Una vieja tradición española invierte la frase de Marx: la tragedia no se repite como farsa, sino que la farsa (el festival de Benidorm) se repite como tragedia (la aprobación de la reforma laboral en el Congreso). O al menos como tragicomedia.

El exdiputado de Ciudadanos Nacho Prendes lo explicó con claridad: es difícil decir que, como han celebrado los palmeros, fue «un gran día». «Fue un día muy desgraciado para la democracia», escribió. No se debe al contenido de la reforma sino a la manera en que se ha aprobado, que culmina un proceso con bastantes momentos deprimentes: desde la grandilocuencia de la «derogación» a la torpeza del PP, pasando por la insufrible cursilería de la redacción («Un cambio de paradigma que ayude a desterrar el desasosiego que la precariedad ha provocado en varias generaciones de trabajadoras y trabajadores de nuestro país»: una de las aportaciones del Gobierno de coalición es convertir el BOE en una versión sectaria de Superpop). Prendes reconocía el valor de un acuerdo que incluía a patronal y sindicatos, pero también señalaba: «La forma de convalidar algo tan importante, en semifallo, contraponiendo voluntad real a formal, los insultos, la vía judicial próxima que abre un frente interminable de deslegitimación del órgano llamado a dotar de legitimidad a las decisiones del poder». Hay que reconocer que los esfuerzos en pro de la deslegitimación son abundantes: esta semana se ha producido el episodio de las mascarillas en exteriores, que combinó chantaje parlamentario, regulación anticientífica y abuso de autoridad, y que se resuelve con una burla: con el Gobierno anunciando el fin de la obligatoriedad a los tres días.

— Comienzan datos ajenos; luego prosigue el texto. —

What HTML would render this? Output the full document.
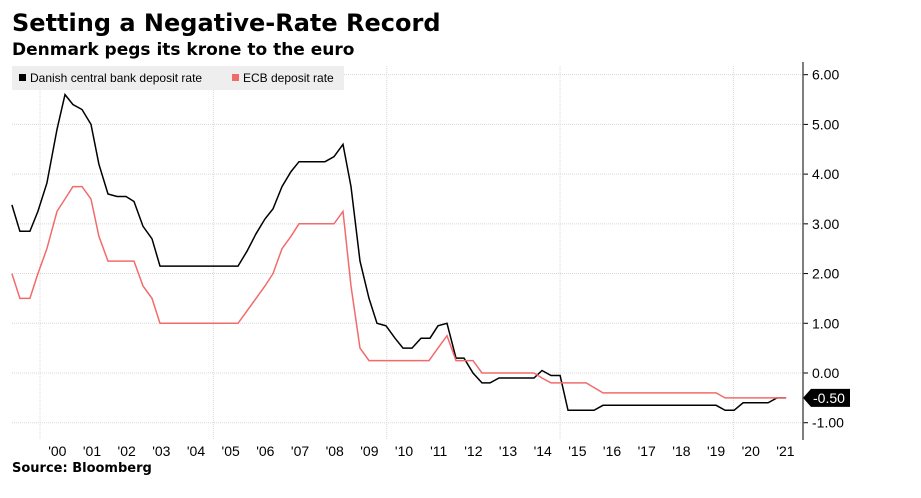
<!DOCTYPE html>
<html><head><meta charset="utf-8"><style>
body{margin:0;background:#fff;font-family:"Liberation Sans",sans-serif;}
svg{display:block}
.dv{font-family:"DejaVu Sans",sans-serif;}
</style></head><body>
<svg width="921" height="498" xmlns="http://www.w3.org/2000/svg">
<text class="dv" x="12" y="31" font-size="24" font-weight="bold" fill="#000">Setting a Negative-Rate Record</text>
<text class="dv" x="12" y="55" font-size="17" font-weight="bold" fill="#000">Denmark pegs its krone to the euro</text>
<g id="grid"></g>
<g>
<rect x="12" y="66" width="332" height="24" fill="#eeeeee"/>
<rect x="19" y="74" width="7" height="7" fill="#000"/>
<text x="30" y="82" font-size="12" fill="#000">Danish central bank deposit rate</text>
<rect x="232" y="74" width="7" height="7" fill="#f26b6b"/>
<text x="243" y="82" font-size="12" fill="#000">ECB deposit rate</text>
</g>
<g id="axes"></g>
<g id="series"></g>
<text class="dv" x="12" y="472" font-size="13" font-weight="bold" fill="#000">Source: Bloomberg</text>
</svg>
<script>
const danishDates=[1999.19,1999.42,1999.71,1999.94,2000.20,2000.49,2000.72,2000.95,2001.21,2001.47,2001.70,2001.96,2002.22,2002.48,2002.71,2002.97,2003.23,2003.46,2005.71,2005.97,2006.23,2006.49,2006.72,2006.98,2007.24,2007.47,2008.22,2008.48,2008.74,2008.97,2009.23,2009.49,2009.72,2009.98,2010.24,2010.47,2010.73,2010.99,2011.25,2011.48,2011.74,2012.00,2012.23,2012.49,2012.75,2012.98,2013.24,2014.25,2014.48,2014.74,2015.00,2015.23,2015.98,2016.24,2019.50,2019.76,2020.02,2020.28,2021.00,2021.26,2021.52];
const danishRates=[3.38,2.85,2.85,3.25,3.82,4.9,5.6,5.4,5.3,5.0,4.2,3.6,3.55,3.55,3.45,2.95,2.7,2.15,2.15,2.45,2.8,3.1,3.3,3.75,4.05,4.25,4.25,4.35,4.6,3.75,2.25,1.5,1.0,0.95,0.7,0.5,0.5,0.7,0.7,0.95,1.0,0.3,0.3,0.0,-0.2,-0.2,-0.1,-0.1,0.05,-0.05,-0.05,-0.75,-0.75,-0.65,-0.65,-0.75,-0.75,-0.6,-0.6,-0.5,-0.5];
const ecbDates=[1999.19,1999.42,1999.71,1999.94,2000.20,2000.49,2000.72,2000.95,2001.21,2001.47,2001.70,2001.96,2002.71,2002.97,2003.23,2003.46,2005.71,2005.97,2006.23,2006.49,2006.72,2006.98,2007.24,2007.47,2008.48,2008.74,2008.97,2009.23,2009.49,2011.22,2011.48,2011.74,2012.00,2012.49,2012.75,2014.25,2014.48,2014.74,2015.75,2016.24,2019.50,2019.76,2021.52];
const ecbRates=[2.0,1.5,1.5,2.0,2.5,3.25,3.5,3.75,3.75,3.5,2.75,2.25,2.25,1.75,1.5,1.0,1.0,1.25,1.5,1.75,2.0,2.5,2.75,3.0,3.0,3.25,1.75,0.5,0.25,0.25,0.5,0.75,0.25,0.25,0.0,0.0,-0.1,-0.2,-0.2,-0.4,-0.4,-0.5,-0.5];
const yTicks=[6,5,4,3,2,1,0,-1];
const yTickLabels=["6.00","5.00","4.00","3.00","2.00","1.00","0.00","-1.00"];
const xYears=[2000,2001,2002,2003,2004,2005,2006,2007,2008,2009,2010,2011,2012,2013,2014,2015,2016,2017,2018,2019,2020,2021];
const xLabels=["'00","'01","'02","'03","'04","'05","'06","'07","'08","'09","'10","'11","'12","'13","'14","'15","'16","'17","'18","'19","'20","'21"];
const lastValueLabel="-0.50";
const NS="http://www.w3.org/2000/svg";
const X0=12,X1=803;
function xs(t){return 40+(t-2000)*34.67;}
function ys(v){return 373-v*49.72;}
function mk(tag,attrs,parent,text){const e=document.createElementNS(NS,tag);for(const k in attrs)e.setAttribute(k,attrs[k]);if(text!==undefined)e.textContent=text;parent.appendChild(e);return e;}
const grid=document.getElementById('grid'),axes=document.getElementById('axes'),series=document.getElementById('series');
yTicks.forEach((v,i)=>{
  const l=mk('line',{x1:X0,x2:X1,y1:ys(v),y2:ys(v),stroke:'#d8d8d8','stroke-dasharray':'1,1'},grid);
  
  
  const tk=mk('line',{x1:X1,x2:X1+5,y1:ys(v),y2:ys(v),stroke:'#000'},axes);
  
  
  const t=mk('text',{x:X1+9,y:ys(v)+5,'font-size':14,fill:'#000'},axes,yTickLabels[i]);
  
  
});
[2000,2005,2010,2015,2020].forEach(yr=>{
  const l=mk('line',{x1:xs(yr),x2:xs(yr),y1:66,y2:440,stroke:'#d8d8d8','stroke-dasharray':'1,1'},grid);
  
  
});
xYears.forEach((yr,i)=>{
  const t=mk('text',{x:xs(yr+0.5),y:456,'font-size':14,fill:'#000','text-anchor':'middle'},axes,xLabels[i]);
  
  
});
const ax=mk('line',{x1:X1,x2:X1,y1:62,y2:440,stroke:'#555','stroke-width':1.5},axes);


function path(d,v){return d.map((t,i)=>(i?'L':'M')+xs(t).toFixed(1)+','+ys(v[i]).toFixed(1)).join('');}
const pd=mk('path',{d:path(danishDates,danishRates),fill:'none',stroke:'#000','stroke-width':1.5},series);


const pe=mk('path',{d:path(ecbDates,ecbRates),fill:'none',stroke:'#f26b6b','stroke-width':1.5},series);


const ly=ys(ecbRates[ecbRates.length-1]);
const tag=mk('path',{d:`M${X1},${ly} L${X1+8},${ly-9} L${X1+47},${ly-9} L${X1+47},${ly+9} L${X1+8},${ly+9} Z`,fill:'#000'},axes);


const tt=mk('text',{x:X1+10,y:ly+5,'font-size':14,fill:'#fff'},axes,lastValueLabel);


</script>
</body></html>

La votación mostraba la fractura en torno a Sánchez, decía Prendes, y también que no hay una mayoría alternativa a la «coalición Frankenstein». Es posible que entremos en una disputa judicial en torno al voto del diputado Casero, y que se resuelva cuando ya no nos acordemos. La cuestión no es saber si fue un error humano o informático, sino si contaba más el voto telemático o presencial y si la presidenta del Congreso actuó de manera arbitraria al no consultar a la mesa. La democracia liberal es procedimiento y este caso es complicado porque no hay muchos precedentes claros. Veremos lo que dicen los expertos. Pero hay un asunto que produce cierta desazón: si antes de la votación el diputado señala el error, y es bastante verosímil lo que dice porque su voto mantiene la posición de su grupo parlamentario, en la actuación de la presidencia del Congreso hay un elemento poco favorecedor, una actitud que se parece bastante a la mala fe.